> **EXERCISE OBJECTIVE**
Leave out the images and repeat the listing below without a single change.

* START PROVIDED DATA *

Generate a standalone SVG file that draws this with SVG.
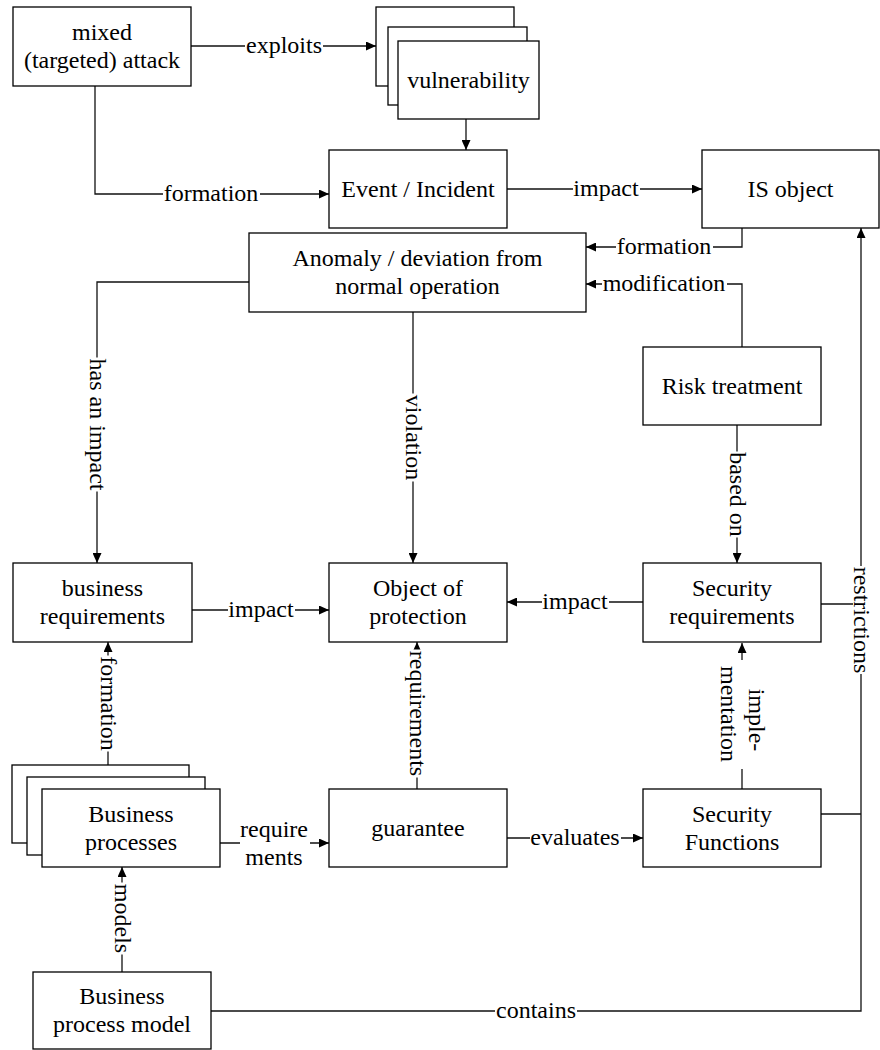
<svg xmlns="http://www.w3.org/2000/svg" width="880" height="1050" viewBox="0 0 880 1050" font-family="Liberation Serif">
  <defs>
    <marker id="arr" markerWidth="10" markerHeight="9" refX="10" refY="4.5" orient="auto" markerUnits="userSpaceOnUse">
      <path d="M0,0 L10,4.5 L0,9 z" fill="#000"/>
    </marker>
    <style>
      .box { fill: #fff; stroke: #000; stroke-width: 1.3; }
      .t { font-family: Liberation Serif, Tinos, DejaVu Serif, serif; font-size: 24px; fill: #000; text-anchor: middle; }
      .ln { fill: none; stroke: #111; stroke-width: 1.3; }
      .bg { fill: #fff; }
    </style>
  </defs>
  <rect width="880" height="1050" fill="#fff"/>

  <!-- connectors -->
  <g id="connectors">
    <path class="ln" d="M191,46 H376" marker-end="url(#arr)"/>
    <path class="ln" d="M95,86 V194 H329" marker-end="url(#arr)"/>
    <path class="ln" d="M466,119 V150" marker-end="url(#arr)"/>
    <path class="ln" d="M507,189 H702" marker-end="url(#arr)"/>
    <path class="ln" d="M742,228 V247 H586" marker-end="url(#arr)"/>
    <path class="ln" d="M742,347 V284 H586" marker-end="url(#arr)"/>
    <path class="ln" d="M249,282 H97 V563" marker-end="url(#arr)"/>
    <path class="ln" d="M413,312 V563" marker-end="url(#arr)"/>
    <path class="ln" d="M737,425 V563" marker-end="url(#arr)"/>
    <path class="ln" d="M192,610 H329" marker-end="url(#arr)"/>
    <path class="ln" d="M643,602 H507" marker-end="url(#arr)"/>
    <path class="ln" d="M821,604 H861"/>
    <path class="ln" d="M821,814 H861"/>
    <path class="ln" d="M211,1011 H861 V228" marker-end="url(#arr)"/>
    <path class="ln" d="M108,765 V642" marker-end="url(#arr)"/>
    <path class="ln" d="M417,789 V642" marker-end="url(#arr)"/>
    <path class="ln" d="M742,789 V643" marker-end="url(#arr)"/>
    <path class="ln" d="M507,838 H643" marker-end="url(#arr)"/>
    <path class="ln" d="M220,843 H329" marker-end="url(#arr)"/>
    <path class="ln" d="M122,972 V867" marker-end="url(#arr)"/>

    <!-- horizontal labels -->
    <rect class="bg" x="245" y="38" width="78" height="16"/>
    <text class="t" x="284" y="53">exploits</text>
    <rect class="bg" x="163" y="186" width="97" height="16"/>
    <text class="t" x="211" y="201">formation</text>
    <rect class="bg" x="573" y="181" width="67" height="16"/>
    <text class="t" x="606" y="196">impact</text>
    <rect class="bg" x="616" y="239" width="97" height="16"/>
    <text class="t" x="664" y="254">formation</text>
    <rect class="bg" x="602" y="276" width="125" height="16"/>
    <text class="t" x="664" y="291">modification</text>
    <rect class="bg" x="228" y="602" width="67" height="16"/>
    <text class="t" x="261" y="617">impact</text>
    <rect class="bg" x="542" y="594" width="67" height="16"/>
    <text class="t" x="575" y="609">impact</text>
    <rect class="bg" x="530" y="830" width="91" height="16"/>
    <text class="t" x="575" y="845">evaluates</text>
    <rect class="bg" x="240" y="828" width="70" height="40"/>
    <text class="t" x="274" y="837">require</text>
    <text class="t" x="274" y="865">ments</text>
    <rect class="bg" x="495" y="1003" width="82" height="16"/>
    <text class="t" x="536" y="1018">contains</text>

    <!-- vertical labels -->
    <g transform="translate(97,424.5) rotate(90)">
      <rect class="bg" x="-67" y="-8" width="134" height="16"/>
      <text class="t" x="0" y="7">has an impact</text>
    </g>
    <g transform="translate(413,437.5) rotate(90)">
      <rect class="bg" x="-44" y="-8" width="88" height="16"/>
      <text class="t" x="0" y="7">violation</text>
    </g>
    <g transform="translate(737,494.5) rotate(90)">
      <rect class="bg" x="-43" y="-8" width="86" height="16"/>
      <text class="t" x="0" y="7">based on</text>
    </g>
    <g transform="translate(861,620) rotate(90)">
      <rect class="bg" x="-54" y="-8" width="108" height="16"/>
      <text class="t" x="0" y="7">restrictions</text>
    </g>
    <g transform="translate(108,703.5) rotate(90)">
      <rect class="bg" x="-48" y="-8" width="96" height="16"/>
      <text class="t" x="0" y="7">formation</text>
    </g>
    <g transform="translate(417,713.5) rotate(90)">
      <rect class="bg" x="-64" y="-8" width="128" height="16"/>
      <text class="t" x="0" y="7">requirements</text>
    </g>
    <g transform="translate(742,714) rotate(90)">
      <rect class="bg" x="-54" y="-20" width="109" height="40"/>
      <text class="t" x="6" y="-7">imple-</text>
      <text class="t" x="0" y="21">mentation</text>
    </g>
    <g transform="translate(122,918.5) rotate(90)">
      <rect class="bg" x="-36" y="-8" width="72" height="16"/>
      <text class="t" x="0" y="7">models</text>
    </g>
  </g>

  <!-- nodes -->
  <g id="attack">
    <rect class="box" x="13" y="7" width="178" height="79"/>
    <text class="t" x="102" y="40">mixed</text>
    <text class="t" x="102" y="68">(targeted) attack</text>
  </g>
  <g id="vulnerability">
    <rect class="box" x="376" y="7" width="138" height="79"/>
    <rect class="box" x="388" y="27" width="139" height="78"/>
    <rect class="box" x="398" y="41" width="141" height="78"/>
    <text class="t" x="468.5" y="88">vulnerability</text>
  </g>
  <g id="event">
    <rect class="box" x="329" y="150" width="178" height="78"/>
    <text class="t" x="418" y="197">Event / Incident</text>
  </g>
  <g id="is-object">
    <rect class="box" x="702" y="150" width="177" height="78"/>
    <text class="t" x="790.5" y="197">IS object</text>
  </g>
  <g id="anomaly">
    <rect class="box" x="249" y="233" width="337" height="79"/>
    <text class="t" x="417.5" y="266">Anomaly / deviation from</text>
    <text class="t" x="417.5" y="294">normal operation</text>
  </g>
  <g id="risk-treatment">
    <rect class="box" x="643" y="347" width="178" height="78"/>
    <text class="t" x="732" y="394">Risk treatment</text>
  </g>
  <g id="business-requirements">
    <rect class="box" x="13" y="563" width="179" height="79"/>
    <text class="t" x="102.5" y="596">business</text>
    <text class="t" x="102.5" y="624">requirements</text>
  </g>
  <g id="object-of-protection">
    <rect class="box" x="329" y="563" width="178" height="79"/>
    <text class="t" x="418" y="596">Object of</text>
    <text class="t" x="418" y="624">protection</text>
  </g>
  <g id="security-requirements">
    <rect class="box" x="643" y="563" width="178" height="79"/>
    <text class="t" x="732" y="596">Security</text>
    <text class="t" x="732" y="624">requirements</text>
  </g>
  <g id="business-processes">
    <rect class="box" x="12" y="765" width="177" height="78"/>
    <rect class="box" x="27" y="777" width="178" height="78"/>
    <rect class="box" x="42" y="789" width="178" height="78"/>
    <text class="t" x="131" y="821.5">Business</text>
    <text class="t" x="131" y="849.5">processes</text>
  </g>
  <g id="guarantee">
    <rect class="box" x="329" y="789" width="178" height="78"/>
    <text class="t" x="418" y="836">guarantee</text>
  </g>
  <g id="security-functions">
    <rect class="box" x="643" y="789" width="178" height="78"/>
    <text class="t" x="732" y="821.5">Security</text>
    <text class="t" x="732" y="849.5">Functions</text>
  </g>
  <g id="business-process-model">
    <rect class="box" x="33" y="972" width="178" height="77"/>
    <text class="t" x="122" y="1004">Business</text>
    <text class="t" x="122" y="1032">process model</text>
  </g>
</svg>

* END PROVIDED DATA *

> **COMPLETED TASK**
Generate a standalone SVG file that draws this with SVG.
<svg xmlns="http://www.w3.org/2000/svg" width="880" height="1050" viewBox="0 0 880 1050" font-family="Liberation Serif">
  <defs>
    <marker id="arr" markerWidth="10" markerHeight="9" refX="10" refY="4.5" orient="auto" markerUnits="userSpaceOnUse">
      <path d="M0,0 L10,4.5 L0,9 z" fill="#000"/>
    </marker>
    <style>
      .box { fill: #fff; stroke: #000; stroke-width: 1.3; }
      .t { font-family: Liberation Serif, Tinos, DejaVu Serif, serif; font-size: 24px; fill: #000; text-anchor: middle; }
      .ln { fill: none; stroke: #111; stroke-width: 1.3; }
      .bg { fill: #fff; }
    </style>
  </defs>
  <rect width="880" height="1050" fill="#fff"/>

  <!-- connectors -->
  <g id="connectors">
    <path class="ln" d="M191,46 H376" marker-end="url(#arr)"/>
    <path class="ln" d="M95,86 V194 H329" marker-end="url(#arr)"/>
    <path class="ln" d="M466,119 V150" marker-end="url(#arr)"/>
    <path class="ln" d="M507,189 H702" marker-end="url(#arr)"/>
    <path class="ln" d="M742,228 V247 H586" marker-end="url(#arr)"/>
    <path class="ln" d="M742,347 V284 H586" marker-end="url(#arr)"/>
    <path class="ln" d="M249,282 H97 V563" marker-end="url(#arr)"/>
    <path class="ln" d="M413,312 V563" marker-end="url(#arr)"/>
    <path class="ln" d="M737,425 V563" marker-end="url(#arr)"/>
    <path class="ln" d="M192,610 H329" marker-end="url(#arr)"/>
    <path class="ln" d="M643,602 H507" marker-end="url(#arr)"/>
    <path class="ln" d="M821,604 H861"/>
    <path class="ln" d="M821,814 H861"/>
    <path class="ln" d="M211,1011 H861 V228" marker-end="url(#arr)"/>
    <path class="ln" d="M108,765 V642" marker-end="url(#arr)"/>
    <path class="ln" d="M417,789 V642" marker-end="url(#arr)"/>
    <path class="ln" d="M742,789 V643" marker-end="url(#arr)"/>
    <path class="ln" d="M507,838 H643" marker-end="url(#arr)"/>
    <path class="ln" d="M220,843 H329" marker-end="url(#arr)"/>
    <path class="ln" d="M122,972 V867" marker-end="url(#arr)"/>

    <!-- horizontal labels -->
    <rect class="bg" x="245" y="38" width="78" height="16"/>
    <text class="t" x="284" y="53">exploits</text>
    <rect class="bg" x="163" y="186" width="97" height="16"/>
    <text class="t" x="211" y="201">formation</text>
    <rect class="bg" x="573" y="181" width="67" height="16"/>
    <text class="t" x="606" y="196">impact</text>
    <rect class="bg" x="616" y="239" width="97" height="16"/>
    <text class="t" x="664" y="254">formation</text>
    <rect class="bg" x="602" y="276" width="125" height="16"/>
    <text class="t" x="664" y="291">modification</text>
    <rect class="bg" x="228" y="602" width="67" height="16"/>
    <text class="t" x="261" y="617">impact</text>
    <rect class="bg" x="542" y="594" width="67" height="16"/>
    <text class="t" x="575" y="609">impact</text>
    <rect class="bg" x="530" y="830" width="91" height="16"/>
    <text class="t" x="575" y="845">evaluates</text>
    <rect class="bg" x="240" y="828" width="70" height="40"/>
    <text class="t" x="274" y="837">require</text>
    <text class="t" x="274" y="865">ments</text>
    <rect class="bg" x="495" y="1003" width="82" height="16"/>
    <text class="t" x="536" y="1018">contains</text>

    <!-- vertical labels -->
    <g transform="translate(97,424.5) rotate(90)">
      <rect class="bg" x="-67" y="-8" width="134" height="16"/>
      <text class="t" x="0" y="7">has an impact</text>
    </g>
    <g transform="translate(413,437.5) rotate(90)">
      <rect class="bg" x="-44" y="-8" width="88" height="16"/>
      <text class="t" x="0" y="7">violation</text>
    </g>
    <g transform="translate(737,494.5) rotate(90)">
      <rect class="bg" x="-43" y="-8" width="86" height="16"/>
      <text class="t" x="0" y="7">based on</text>
    </g>
    <g transform="translate(861,620) rotate(90)">
      <rect class="bg" x="-54" y="-8" width="108" height="16"/>
      <text class="t" x="0" y="7">restrictions</text>
    </g>
    <g transform="translate(108,703.5) rotate(90)">
      <rect class="bg" x="-48" y="-8" width="96" height="16"/>
      <text class="t" x="0" y="7">formation</text>
    </g>
    <g transform="translate(417,713.5) rotate(90)">
      <rect class="bg" x="-64" y="-8" width="128" height="16"/>
      <text class="t" x="0" y="7">requirements</text>
    </g>
    <g transform="translate(742,714) rotate(90)">
      <rect class="bg" x="-54" y="-20" width="109" height="40"/>
      <text class="t" x="6" y="-7">imple-</text>
      <text class="t" x="0" y="21">mentation</text>
    </g>
    <g transform="translate(122,918.5) rotate(90)">
      <rect class="bg" x="-36" y="-8" width="72" height="16"/>
      <text class="t" x="0" y="7">models</text>
    </g>
  </g>

  <!-- nodes -->
  <g id="attack">
    <rect class="box" x="13" y="7" width="178" height="79"/>
    <text class="t" x="102" y="40">mixed</text>
    <text class="t" x="102" y="68">(targeted) attack</text>
  </g>
  <g id="vulnerability">
    <rect class="box" x="376" y="7" width="138" height="79"/>
    <rect class="box" x="388" y="27" width="139" height="78"/>
    <rect class="box" x="398" y="41" width="141" height="78"/>
    <text class="t" x="468.5" y="88">vulnerability</text>
  </g>
  <g id="event">
    <rect class="box" x="329" y="150" width="178" height="78"/>
    <text class="t" x="418" y="197">Event / Incident</text>
  </g>
  <g id="is-object">
    <rect class="box" x="702" y="150" width="177" height="78"/>
    <text class="t" x="790.5" y="197">IS object</text>
  </g>
  <g id="anomaly">
    <rect class="box" x="249" y="233" width="337" height="79"/>
    <text class="t" x="417.5" y="266">Anomaly / deviation from</text>
    <text class="t" x="417.5" y="294">normal operation</text>
  </g>
  <g id="risk-treatment">
    <rect class="box" x="643" y="347" width="178" height="78"/>
    <text class="t" x="732" y="394">Risk treatment</text>
  </g>
  <g id="business-requirements">
    <rect class="box" x="13" y="563" width="179" height="79"/>
    <text class="t" x="102.5" y="596">business</text>
    <text class="t" x="102.5" y="624">requirements</text>
  </g>
  <g id="object-of-protection">
    <rect class="box" x="329" y="563" width="178" height="79"/>
    <text class="t" x="418" y="596">Object of</text>
    <text class="t" x="418" y="624">protection</text>
  </g>
  <g id="security-requirements">
    <rect class="box" x="643" y="563" width="178" height="79"/>
    <text class="t" x="732" y="596">Security</text>
    <text class="t" x="732" y="624">requirements</text>
  </g>
  <g id="business-processes">
    <rect class="box" x="12" y="765" width="177" height="78"/>
    <rect class="box" x="27" y="777" width="178" height="78"/>
    <rect class="box" x="42" y="789" width="178" height="78"/>
    <text class="t" x="131" y="821.5">Business</text>
    <text class="t" x="131" y="849.5">processes</text>
  </g>
  <g id="guarantee">
    <rect class="box" x="329" y="789" width="178" height="78"/>
    <text class="t" x="418" y="836">guarantee</text>
  </g>
  <g id="security-functions">
    <rect class="box" x="643" y="789" width="178" height="78"/>
    <text class="t" x="732" y="821.5">Security</text>
    <text class="t" x="732" y="849.5">Functions</text>
  </g>
  <g id="business-process-model">
    <rect class="box" x="33" y="972" width="178" height="77"/>
    <text class="t" x="122" y="1004">Business</text>
    <text class="t" x="122" y="1032">process model</text>
  </g>
</svg>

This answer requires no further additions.